Welcome to Perspectives, a blog of thoughts, commentary and observations ranging from autistic adolescents to intimate portraits of urban communities.

 

Mysterious Democracy

Dateline: November 1, 2012. Ramada Plaza, I-95, Albany, NY . . . home of the world’s slowest Internet . . . but halfway to Cleveland. There is a good deal of time to think on my drive, and one thing that occasionally pops into my passive brain is polling. This is not an especially enlightening internal discourse, but polls are in the news a lot these days, and everybody this side of George Gallup seems as confused about them as I am.

Polling has become a sophisticated science, driven by complicated mathematical formulas that make possible statistically significant results from a tiny sampling. And while everybody has a story about how wrong polls have been (DEWEY WINS), they seem to be predictive most of the time.
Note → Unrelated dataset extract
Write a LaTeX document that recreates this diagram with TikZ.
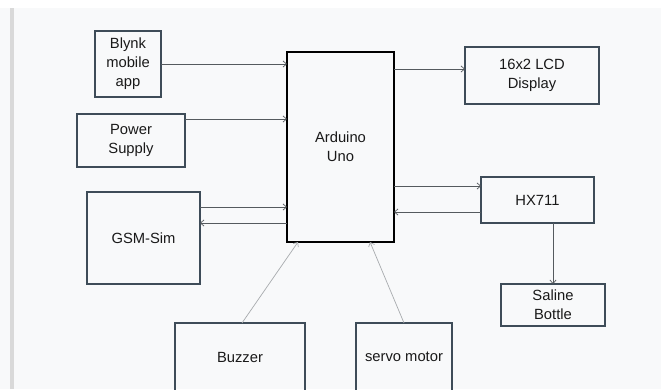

But other than that this election will be close, the current glut of polls seems unable to predict much of anything, including what their numbers will look like tomorrow. While the change is small each time (partly because polls use such small samples), it seems real – and very confusing. Do some people change their minds every day? Are the polls finding the rare voters who remain undecided?

I don’t know who will win this election, and I’m pretty sure my vote won’t be the deciding one. So why bother? And why go to Cleveland? If I stayed home, it would mean one fewer vote out of millions and a handful of Ohioans who won’t go to the polls. Peanuts.

I can’t explain it, really, but I believe the efforts of each of us are part of something larger and that somehow they make all the difference.